For the body on this one, is it just white marabou and tan/brown palmered hackle?











Thanks,
Jason


----------



## lemaymiami (Feb 9, 2007)

That's the Sand Devil, one of the patterns I came up with some years ago... The collar is just three wide, webby saddle hackles with as much of the fluff left on as possible. You tie in the three at the butt and wind them forward as a unit. A dubbing needle (or something similar) is usually needed to tease out fibers that are trapped as you make each turn... The feathers are actually ginger variant (I've also used Cree) that have a white to gray fluff, then a mixed tan, brown, and similar color grizzly-like pattern. The original idea was a tarpon fly that would mimic the various colors and shades of a shrimp. This pattern is still being done by Umpqua Feather Merchants for fly shops worldwide.

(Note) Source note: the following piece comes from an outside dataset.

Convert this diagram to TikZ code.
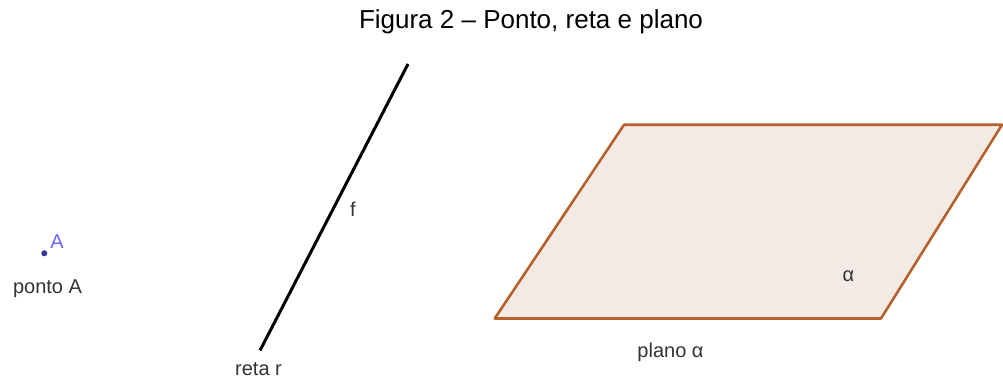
\documentclass[tikz,border=0pt]{standalone}
\usepackage{fontspec}
\setmainfont{Liberation Sans}
\usetikzlibrary{positioning}
\definecolor{ptblue}{HTML}{333399}
\definecolor{lblblue}{HTML}{6666FF}
\definecolor{edge}{HTML}{B5622F}
\definecolor{planefill}{HTML}{F3EAE6}
\definecolor{label}{HTML}{333333}
\tikzset{lbl/.style={text=label,font=\fontsize{20}{24}\selectfont,inner sep=0pt},
  planeedge/.style={draw=edge,line width=2.6pt,fill=planefill,line join=round}}

\begin{document}
\begin{tikzpicture}[x=1pt,y=-1pt]
\useasboundingbox (0,0) rectangle (1003,379);
\node[font=\fontsize{26}{30}\selectfont,inner sep=0pt] (title) at (531,22) {Figura 2 – Ponto, reta e plano};
% ponto
\fill[ptblue] (44.3,253.3) circle (3);
\node[inner sep=0pt] (pA) at (44.3,253.3) {};
\node[text=lblblue,font=\fontsize{20}{24}\selectfont,inner sep=0pt] (nA) at (57,241.5) {A};
\node[lbl] (ponto) at (47.5,289) {ponto A};
% reta
\coordinate (r1) at (260,350.5);
\coordinate (r2) at (408,64);
\draw[line width=3pt] (r1) -- (r2);
\node[lbl] (f) at (353,209) {f};
\node[lbl] (reta) at (258.5,369) {reta r};
% plano
\coordinate (p1) at (494.7,318.5);
\coordinate (p2) at (881,318.5);
\coordinate (p3) at (1002,124.8);
\coordinate (p4) at (624,124.8);
\draw[planeedge] (p1) -- (p2) -- (p3) -- (p4) -- cycle;
\node[lbl] (alpha) at (848.5,276.5) {α};
\node[lbl] (plano) at (670.5,352) {plano α};
\end{tikzpicture}
\end{document}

I've just finished an article on how to paint eyes on flies that will go to Florida Sportsman. The sample fly that the pictures show is a Sand Devil since I still get many calls for it. The tail feathers are the same ginger variant, but neck hackles instead of saddles.


----------



## Green_Hornet (Nov 1, 2008)

Beautiful work!
I really like those peacock clousers, I might try to do a couple of those soon. 
Looking forward to seeing how the eyes are done.
Thanks for sharing those.


----------



## lemaymiami (Feb 9, 2007)

The Peacock Clousers are the Fly Shop's request (Ft. Lauderdale). They sell a bunch of them. I'm holding an order for another four dozen, but I have to admit that I've never fished one....


----------



## Salty_South (Feb 25, 2009)

What exactly is a peacock clouser?  I am having trouble googling it.  anyone have a picture handy?  or is it just a bunch of hurls?


----------



## aaronshore (Aug 24, 2007)

> What exactly is a peacock clouser?  I am having trouble googling it.  anyone have a picture handy?  or is it just a bunch of hurls?


A clouser tied for peacock bass


----------



## Green_Hornet (Nov 1, 2008)

> What exactly is a peacock clouser?  I am having trouble googling it.  anyone have a picture handy?  or is it just a bunch of hurls?

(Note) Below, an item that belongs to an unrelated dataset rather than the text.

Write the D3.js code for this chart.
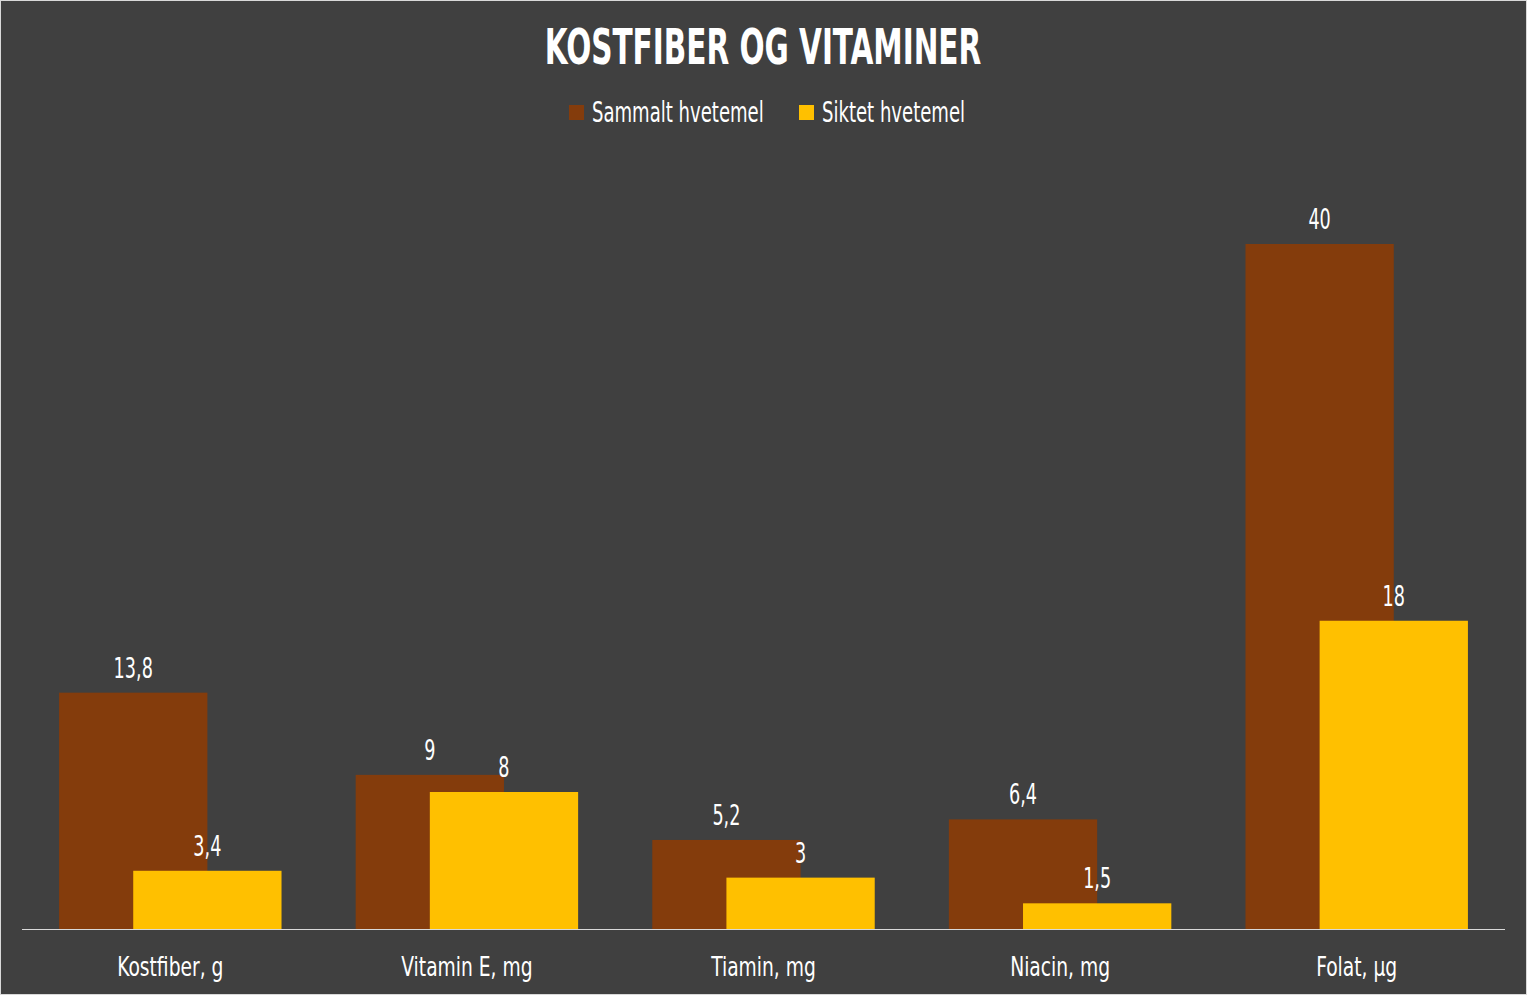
<!DOCTYPE html>
<html><head><meta charset="utf-8">
<script src="https://cdn.jsdelivr.net/npm/d3@7"></script>
<style>
html,body{margin:0;padding:0;background:#404040;}
svg{display:block;}
</style></head>
<body>
<script>
const categories = ["Kostfiber, g","Vitamin E, mg","Tiamin, mg","Niacin, mg","Folat, µg"];
const seriesNames = ["Sammalt hvetemel","Siktet hvetemel"];
const sammalt = [13.8, 9, 5.2, 6.4, 40];
const siktet = [3.4, 8, 3, 1.5, 18];
const labelsSammalt = ["13,8","9","5,2","6,4","40"];
const labelsSiktet = ["3,4","8","3","1,5","18"];
const colors = ["#843C0C","#FFC000"];

const W = 1527, H = 995;
const FONT = "'DejaVu Sans Condensed','Liberation Sans Narrow',sans-serif";
const svg = d3.select("body").append("svg").attr("width",W).attr("height",H);
svg.append("rect").attr("x",0.5).attr("y",0.5).attr("width",W-1).attr("height",H-1)
  .attr("fill","#404040").attr("stroke","#d9d9d9");

const x0 = d3.scaleBand().domain(categories).range([22,1505]).paddingInner(0.25).paddingOuter(0.125);
const y = d3.scaleLinear().domain([0,40]).range([929,244]);
const bw = x0.bandwidth()*2/3;
const off = x0.bandwidth()/3;

function ctext(x, yy, s, size, txt, anchor, weight){
  return svg.append("text").attr("transform",`translate(${x},${yy}) scale(${s},1)`)
    .attr("text-anchor",anchor||"middle").attr("font-family",FONT)
    .attr("font-weight",weight||"normal").attr("font-size",size).attr("fill","#fff").text(txt);
}

ctext(763, 64, 0.67, 49, "KOSTFIBER OG VITAMINER", "middle", "bold");

// legend
const leg = [{x:569,name:seriesNames[0],c:colors[0]},{x:799,name:seriesNames[1],c:colors[1]}];
leg.forEach(l=>{
  svg.append("rect").attr("x",l.x).attr("y",105).attr("width",15).attr("height",15).attr("fill",l.c);
  ctext(l.x+23, 121.5, 0.73, 27.5, l.name, "start");
});

const data = [sammalt, siktet];
const labs = [labelsSammalt, labelsSiktet];
data.forEach((arr,si)=>{
  const g = svg.append("g");
  g.selectAll("rect").data(arr).join("rect")
    .attr("x",(d,i)=>x0(categories[i])+si*off)
    .attr("y",d=>y(d)).attr("width",bw).attr("height",d=>y(0)-y(d)).attr("fill",colors[si]);
  arr.forEach((d,i)=>{
    ctext(x0(categories[i])+si*off+bw/2, y(d)-15, 0.70, 28, labs[si][i], "middle");
  });
});

const xAxis = svg.append("g").attr("transform","translate(0,929)")
  .call(d3.axisBottom(x0).tickSize(0).tickPadding(0));
xAxis.select(".domain").attr("stroke","#d9d9d9").attr("d","M22,0.5H1505");
xAxis.selectAll(".tick text").attr("font-family",FONT).attr("font-size",27).attr("fill","#fff")
  .attr("dy",null).attr("y",null).attr("transform","translate(0,46.5) scale(0.77,1)");
</script>
</body></html>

These are the ones from the Capts site that I was admiring. They look like they might be just the thing for a hungry bass or 4!


----------



## ht (Oct 1, 2008)

Wow! That Sand Devil is a beautiful fly! (What hook is used in the photo??) Thank you for sharing with the rest of us Capt.


----------



## lemaymiami (Feb 9, 2007)

The hook is an Owner Aki, 2/0... I also have tied them on the old Tiemco 800s (discontinued) and the new Tiemco 600sp. I just submitted an article on how to paint eyes on a thread head and the photos use a Sand Devil as an example. Umpqua Feather Merchants has been producing that pattern under royalty for more than 20 years now (I'm one of their contract tyers) and it's sold in fly shops around the world.

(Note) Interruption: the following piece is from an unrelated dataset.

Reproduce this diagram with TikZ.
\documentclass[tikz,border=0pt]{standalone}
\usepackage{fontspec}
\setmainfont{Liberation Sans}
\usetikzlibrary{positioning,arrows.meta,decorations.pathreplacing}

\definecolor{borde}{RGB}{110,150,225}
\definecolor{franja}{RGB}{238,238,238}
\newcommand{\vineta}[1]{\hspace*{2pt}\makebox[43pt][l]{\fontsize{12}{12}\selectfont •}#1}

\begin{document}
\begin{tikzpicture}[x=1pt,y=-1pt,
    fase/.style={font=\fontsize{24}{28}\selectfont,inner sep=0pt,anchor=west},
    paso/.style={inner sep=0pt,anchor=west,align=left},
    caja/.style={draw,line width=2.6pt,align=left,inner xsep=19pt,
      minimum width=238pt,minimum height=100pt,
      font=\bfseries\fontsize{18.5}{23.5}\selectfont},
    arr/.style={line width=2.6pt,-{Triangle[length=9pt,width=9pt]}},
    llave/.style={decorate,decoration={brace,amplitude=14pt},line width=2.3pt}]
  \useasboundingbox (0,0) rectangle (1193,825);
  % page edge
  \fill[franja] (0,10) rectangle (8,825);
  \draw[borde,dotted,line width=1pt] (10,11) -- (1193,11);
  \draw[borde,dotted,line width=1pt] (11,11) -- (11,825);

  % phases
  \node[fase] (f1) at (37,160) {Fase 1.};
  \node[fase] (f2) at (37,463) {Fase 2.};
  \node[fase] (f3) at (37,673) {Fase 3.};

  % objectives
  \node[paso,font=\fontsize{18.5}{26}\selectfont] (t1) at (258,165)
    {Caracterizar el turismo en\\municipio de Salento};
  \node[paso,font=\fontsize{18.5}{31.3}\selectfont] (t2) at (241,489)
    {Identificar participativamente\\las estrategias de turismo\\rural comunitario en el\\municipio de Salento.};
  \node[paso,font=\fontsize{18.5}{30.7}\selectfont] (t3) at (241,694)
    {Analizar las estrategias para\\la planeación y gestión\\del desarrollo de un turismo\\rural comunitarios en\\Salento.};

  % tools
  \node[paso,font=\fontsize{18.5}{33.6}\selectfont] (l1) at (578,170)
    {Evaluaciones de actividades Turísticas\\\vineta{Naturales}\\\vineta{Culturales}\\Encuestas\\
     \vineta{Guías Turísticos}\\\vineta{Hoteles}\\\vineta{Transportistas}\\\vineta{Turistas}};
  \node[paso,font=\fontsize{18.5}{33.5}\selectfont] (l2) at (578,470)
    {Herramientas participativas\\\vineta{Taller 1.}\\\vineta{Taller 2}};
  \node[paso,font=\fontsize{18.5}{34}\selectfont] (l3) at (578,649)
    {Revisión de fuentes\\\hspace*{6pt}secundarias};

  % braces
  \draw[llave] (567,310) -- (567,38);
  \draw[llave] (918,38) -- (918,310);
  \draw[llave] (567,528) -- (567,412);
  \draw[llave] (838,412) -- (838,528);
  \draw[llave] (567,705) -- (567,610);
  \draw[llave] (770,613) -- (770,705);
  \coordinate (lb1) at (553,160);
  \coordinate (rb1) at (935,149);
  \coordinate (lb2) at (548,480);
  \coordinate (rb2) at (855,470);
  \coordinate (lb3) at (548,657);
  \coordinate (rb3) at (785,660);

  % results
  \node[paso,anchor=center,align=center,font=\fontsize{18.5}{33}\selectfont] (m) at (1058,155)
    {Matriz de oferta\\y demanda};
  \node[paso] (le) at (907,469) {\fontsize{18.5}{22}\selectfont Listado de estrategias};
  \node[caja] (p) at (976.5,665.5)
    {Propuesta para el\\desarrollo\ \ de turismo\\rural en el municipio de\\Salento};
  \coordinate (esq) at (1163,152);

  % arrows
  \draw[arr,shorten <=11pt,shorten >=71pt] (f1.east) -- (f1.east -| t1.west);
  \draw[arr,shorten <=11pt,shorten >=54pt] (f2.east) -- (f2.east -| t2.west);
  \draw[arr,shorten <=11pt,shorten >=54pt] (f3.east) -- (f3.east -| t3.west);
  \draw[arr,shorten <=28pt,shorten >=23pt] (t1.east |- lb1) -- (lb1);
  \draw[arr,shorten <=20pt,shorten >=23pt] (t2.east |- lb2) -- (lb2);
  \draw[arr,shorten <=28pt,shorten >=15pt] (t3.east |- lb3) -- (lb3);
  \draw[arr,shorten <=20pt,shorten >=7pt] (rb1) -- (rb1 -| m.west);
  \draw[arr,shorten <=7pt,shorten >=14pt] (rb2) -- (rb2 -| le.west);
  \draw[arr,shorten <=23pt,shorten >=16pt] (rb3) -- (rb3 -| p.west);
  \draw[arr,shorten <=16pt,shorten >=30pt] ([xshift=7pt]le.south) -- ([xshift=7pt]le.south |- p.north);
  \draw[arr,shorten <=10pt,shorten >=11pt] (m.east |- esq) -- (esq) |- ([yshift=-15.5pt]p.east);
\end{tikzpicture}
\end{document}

At last word the article should be in Shallow Water Angler for anyone interested.


----------



## paint it black (Nov 3, 2007)

I'm going to have to drive up to the fly shop and pick up some of them peacock flies. There's a secluded lake that's loaded with pea's that I would love to try out.


----------



## lemaymiami (Feb 9, 2007)

Call before you go, they're almost out of them.... The guy who's supposed to tie them up (me) owes them 4 dozen of each, the natural wing and the synthetic.... Hopefully I'll get back on track and get them done shortly.


----------